Reconstructing the World
Southern Fictions and U.S. Imperialisms, 1898–1976
"The unending tragedy of Reconstruction," wrote W. E. B. Du Bois, "is the utter inability of the American mind to grasp its... national and worldwide implications." And yet the long shadow of Reconstruction's failure has loomed large in the American imagination, serving as a parable of race and democracy both at home and abroad. In Reconstructing the World Harilaos Stecopoulos looks at an array of American writers who, over the course of the twentieth century, used the South as a touchstone for thinking about the nation's global ambitions. Focusing on the lives and writings of Charles Chesnutt, Thomas Dixon, James Weldon Johnson, W. E. B. Du Bois, Carson McCullers, William Faulkner, Richard Wright, and Alice Walker, he shows the ways in which these public intellectuals viewed the U.S. South in international terms and questioned the relationship between domestic inequality and a quest for global power.By examining "big stick" diplomacy, World War II, and the Vietnam War in light of regional domestic concerns, Stecopoulos urges a reassessment of the American Century.

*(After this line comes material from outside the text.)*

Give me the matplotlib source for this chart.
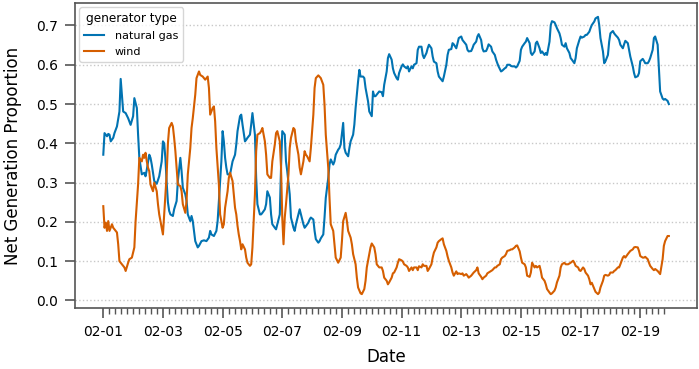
import matplotlib
matplotlib.use('Agg')
import matplotlib.pyplot as plt
import matplotlib.dates as mdates
import matplotlib.ticker as mticker
import pandas as pd

# hourly readings, hours counted from 2021-02-01 00:00
start = pd.Timestamp('2021-02-01')

gas_points = [
    (0, .371), (1, .426), (3, .418), (4, .424), (5, .422), (6, .405), (8, .414), (9, .426), (11, .443),
    (13, .481), (14, .564), (16, .481), (18, .477), (20, .464), (22, .447), (24, .469), (25, .515),
    (27, .490), (28, .422), (29, .363), (31, .321), (33, .325), (34, .316), (35, .333), (37, .371),
    (38, .363), (39, .346), (41, .304), (43, .297), (45, .316), (47, .354), (48, .405), (49, .400),
    (50, .360), (51, .300), (52, .250), (53, .228), (54, .219), (56, .215), (57, .232), (59, .253),
    (60, .304), (62, .363), (63, .329), (64, .287), (66, .270), (67, .253), (68, .219), (70, .202),
    (71, .215), (72, .202), (74, .151), (76, .135), (77, .139), (79, .151), (81, .153), (83, .151),
    (85, .160), (86, .177), (87, .168), (89, .164), (91, .177), (92, .202), (93, .253), (95, .354),
    (96, .431), (97, .405), (98, .363), (99, .338), (100, .321), (102, .321), (103, .338), (104, .354),
    (106, .371), (107, .397), (108, .431), (110, .469), (111, .473), (112, .448), (114, .405), (115, .409),
    (116, .414), (118, .422), (119, .448), (120, .477), (122, .422), (123, .312), (124, .245), (126, .219),
    (127, .219), (128, .223), (130, .232), (131, .245), (132, .278), (134, .262), (135, .219), (136, .194),
    (138, .185), (139, .181), (140, .194), (142, .219), (143, .338), (144, .431), (146, .422), (147, .354),
    (148, .329), (150, .270), (151, .211), (153, .185), (154, .177), (155, .194), (157, .219), (158, .232),
    (159, .219), (161, .194), (162, .185), (163, .189), (165, .198), (166, .206), (167, .211), (169, .206),
    (170, .177), (171, .156), (173, .147), (174, .151), (175, .158), (177, .168), (178, .211), (179, .261),
    (181, .312), (182, .346), (183, .359), (185, .346), (186, .354), (187, .371), (189, .384), (190, .388),
    (191, .397), (193, .452), (194, .388), (195, .376), (197, .367), (198, .388), (199, .405), (201, .422),
    (202, .448), (203, .490), (205, .558), (206, .587), (207, .570), (209, .570), (210, .566), (211, .541),
    (213, .507), (214, .481), (216, .469), (217, .532), (218, .520), (219, .520), (221, .528), (222, .532),
    (224, .530), (225, .520), (226, .549), (228, .583), (229, .617), (230, .627), (232, .613), (233, .591),
    (234, .579), (236, .566), (237, .562), (238, .579), (240, .596), (241, .601), (242, .596), (244, .591),
    (245, .596), (246, .583), (248, .596), (249, .591), (250, .600), (252, .604), (253, .638), (254, .646),
    (256, .646), (257, .625), (258, .617), (260, .630), (261, .642), (262, .651), (264, .642), (265, .621),
    (266, .608), (268, .604), (269, .583), (270, .570), (272, .562), (273, .558), (274, .570), (276, .600),
    (277, .625), (278, .638), (280, .640), (281, .655), (282, .652), (284, .642), (285, .655), (286, .668),
    (288, .672), (289, .663), (290, .659), (292, .651), (293, .638), (294, .634), (296, .635), (297, .642),
    (298, .651), (300, .659), (301, .672), (302, .678), (304, .663), (305, .642), (306, .634), (308, .635),
    (309, .642), (310, .652), (312, .646), (313, .634), (315, .625), (316, .613), (317, .604), (318, .596),
    (320, .583), (321, .585), (323, .591), (324, .593), (325, .600), (327, .600), (328, .597), (329, .596),
    (331, .596), (332, .593), (333, .596), (335, .610), (336, .638), (337, .646), (339, .655), (340, .659),
    (341, .668), (343, .655), (344, .630), (345, .625), (347, .634), (348, .655), (349, .659), (351, .642),
    (352, .630), (353, .634), (355, .625), (356, .630), (357, .625), (359, .659), (360, .701), (361, .711),
    (363, .708), (364, .701), (365, .693), (367, .680), (368, .668), (369, .651), (371, .646), (372, .655),
    (373, .642), (375, .630), (376, .617), (377, .613), (379, .604), (380, .617), (381, .642), (383, .663),
    (384, .672), (385, .669), (387, .672), (388, .676), (389, .676), (391, .684), (392, .693), (393, .701),
    (395, .710), (396, .718), (398, .722), (399, .701), (400, .668), (402, .634), (403, .604), (404, .609),
    (406, .625), (407, .659), (408, .680), (410, .686), (411, .680), (412, .676), (414, .669), (415, .663),
    (416, .651), (418, .642), (419, .652), (420, .661), (422, .655), (423, .638), (424, .621), (426, .596),
    (427, .579), (428, .568), (430, .571), (431, .579), (432, .609), (434, .615), (435, .610), (436, .604),
    (438, .604), (439, .609), (440, .617), (442, .638), (443, .668), (444, .672), (446, .651), (447, .591),
    (448, .532), (450, .514), (451, .511), (452, .513), (454, .508), (455, .500),
]

wind_points = [
    (0, .240), (1, .185), (2, .198), (3, .177), (4, .202), (5, .177), (7, .194), (8, .185), (11, .173),
    (12, .143), (13, .100), (15, .092), (17, .084), (18, .075), (20, .096), (21, .105), (23, .109),
    (25, .135), (26, .202), (28, .295), (29, .363), (31, .354), (32, .371), (33, .363), (34, .376),
    (35, .354), (36, .338), (37, .329), (38, .295), (40, .278), (41, .300), (43, .278), (44, .245),
    (45, .219), (47, .185), (48, .168), (49, .219), (51, .321), (52, .400), (53, .439), (55, .452),
    (56, .443), (57, .414), (58, .380), (59, .338), (60, .295), (62, .291), (63, .278), (64, .245),
    (66, .223), (67, .253), (68, .321), (70, .388), (71, .439), (72, .464), (74, .524), (75, .566),
    (77, .583), (78, .574), (80, .570), (82, .562), (84, .570), (85, .541), (86, .473), (88, .490),
    (89, .494), (90, .456), (91, .388), (93, .295), (94, .219), (96, .185), (97, .194), (98, .236),
    (100, .278), (101, .312), (102, .325), (104, .304), (105, .270), (106, .236), (107, .219), (108, .190),
    (109, .168), (110, .151), (111, .130), (112, .143), (114, .130), (115, .109), (116, .096), (118, .088),
    (119, .092), (120, .135), (122, .270), (123, .380), (124, .422), (126, .426), (127, .431), (128, .439),
    (130, .405), (131, .371), (132, .321), (134, .312), (135, .312), (136, .354), (138, .397), (139, .426),
    (140, .431), (142, .405), (143, .338), (144, .211), (145, .143), (146, .211), (147, .245), (149, .321),
    (150, .388), (151, .414), (153, .439), (154, .435), (155, .405), (157, .371), (158, .338), (159, .321),
    (161, .354), (162, .380), (163, .371), (164, .367), (166, .354), (167, .388), (169, .473), (170, .541),
    (171, .566), (173, .573), (175, .566), (177, .549), (178, .498), (179, .422), (181, .338), (182, .261),
    (183, .194), (185, .177), (186, .143), (187, .109), (189, .096), (191, .109), (192, .151), (193, .202),
    (195, .223), (196, .202), (197, .177), (199, .160), (200, .143), (201, .118), (203, .092), (204, .058),
    (205, .033), (207, .018), (208, .016), (210, .029), (211, .050), (212, .084), (214, .118), (215, .135),
    (216, .145), (218, .135), (219, .118), (220, .092), (222, .084), (224, .084), (225, .075), (226, .058),
    (228, .050), (229, .041), (230, .046), (232, .058), (233, .069), (234, .071), (236, .084), (237, .096),
    (238, .105), (240, .102), (241, .099), (242, .092), (244, .088), (245, .084), (246, .075), (248, .084),
    (249, .077), (250, .084), (252, .084), (253, .077), (254, .087), (256, .084), (257, .092), (258, .088),
    (260, .088), (261, .075), (262, .080), (264, .092), (265, .109), (266, .122), (268, .135), (269, .147),
    (270, .151), (272, .156), (273, .158), (274, .143), (276, .126), (277, .112), (278, .101), (280, .084),
    (281, .071), (282, .063), (284, .074), (285, .067), (286, .069), (288, .067), (289, .069), (290, .063),
    (292, .067), (293, .063), (294, .058), (296, .063), (297, .067), (298, .071), (300, .077), (301, .084),
    (302, .069), (304, .060), (305, .054), (306, .058), (308, .063), (309, .069), (310, .071), (312, .075),
    (313, .077), (315, .084), (316, .084), (317, .088), (319, .092), (320, .105), (321, .109), (323, .113),
    (324, .118), (325, .126), (327, .128), (328, .130), (329, .130), (331, .135), (332, .139), (333, .140),
    (335, .125), (336, .109), (337, .096), (339, .092), (340, .084), (341, .063), (343, .060), (344, .071),
    (345, .096), (347, .084), (348, .088), (349, .084), (351, .088), (352, .075), (353, .058), (355, .050),
    (356, .041), (357, .029), (359, .020), (360, .016), (361, .018), (363, .025), (364, .033), (365, .046),
    (367, .063), (368, .084), (369, .092), (371, .096), (372, .092), (374, .092), (375, .094), (376, .096),
    (378, .101), (379, .096), (380, .088), (382, .084), (383, .077), (384, .075), (386, .084), (387, .080),
    (388, .071), (390, .063), (391, .054), (392, .041), (393, .045), (395, .030), (396, .022), (398, .016),
    (399, .020), (400, .033), (402, .050), (403, .063), (404, .065), (406, .063), (407, .065), (408, .071),
    (410, .071), (411, .075), (412, .077), (414, .084), (415, .084), (416, .092), (418, .109), (419, .113),
    (420, .109), (422, .118), (423, .122), (424, .126), (426, .130), (427, .135), (428, .136), (430, .135),
    (431, .126), (432, .113), (434, .109), (435, .109), (436, .111), (438, .105), (439, .096), (440, .088),
    (442, .080), (443, .077), (444, .080), (446, .075), (447, .071), (448, .067), (450, .105), (451, .139),
    (452, .151), (454, .164), (455, .164),
]

series_names = ['natural gas', 'wind']
series_colors = ['#0173B2', '#D55E00']
y_ticks = [0.0, 0.1, 0.2, 0.3, 0.4, 0.5, 0.6, 0.7]


def to_frame(points):
    hours, vals = zip(*points)
    return pd.DataFrame({'date': start + pd.to_timedelta(hours, unit='h'), 'value': vals})


fig = plt.figure(figsize=(6.99, 3.69), dpi=100)
ax = fig.add_axes([0.1073, 0.1653, 0.89, 0.8266])

for name, pts, col in zip(series_names, [gas_points, wind_points], series_colors):
    df = to_frame(pts)
    ax.plot(df['date'], df['value'], color=col, linewidth=1.5, label=name)

ax.yaxis.grid(True, color='#c8c8c8', linestyle=':', linewidth=1.0)
ax.set_axisbelow(True)
ax.set_yticks(y_ticks)
ax.yaxis.set_major_formatter(mticker.FormatStrFormatter('%.1f'))

ax.xaxis.set_major_locator(mdates.DayLocator(interval=2))
ax.xaxis.set_major_formatter(mdates.DateFormatter('%m-%d'))
last = start + pd.Timedelta(hours=455)
minor = pd.date_range(start, last, freq='288min')
ax.xaxis.set_minor_locator(mticker.FixedLocator(mdates.date2num(minor)))

for s in ax.spines.values():
    s.set_color('#555555')
    s.set_linewidth(1.2)
ax.tick_params(axis='both', which='major', length=7, width=1.2, color='#555555', labelsize=10, pad=5)
ax.tick_params(axis='x', which='minor', length=4, width=1.0, color='#555555')

ax.set_xlabel('Date', fontsize=12, labelpad=7)
ax.set_ylabel('Net Generation Proportion', fontsize=12, labelpad=10)

leg = ax.legend(title='generator type', loc='upper left', fontsize=8, title_fontsize=8.7,
                frameon=True, fancybox=True, borderaxespad=0.4,
                handlelength=1.8, handletextpad=1.0, labelspacing=0.55)
leg.get_frame().set_edgecolor('#cccccc')

fig.savefig('out.png', dpi=100)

Providing new interpretations of literary works both well-known (Johnson's The Autobiography of an Ex-Colored Man, McCullers's The Member of the Wedding) and marginal (Dixon's The Leopard's Spots, Du Bois's Dark Princess), Stecopoulos argues that the South played a crucial role in mediating between the national and imperial concerns of the United States. That intersection of region and empire, he contends, profoundly influenced how Americans understood not only cultural and political geographies but also issues of race and ethnicity.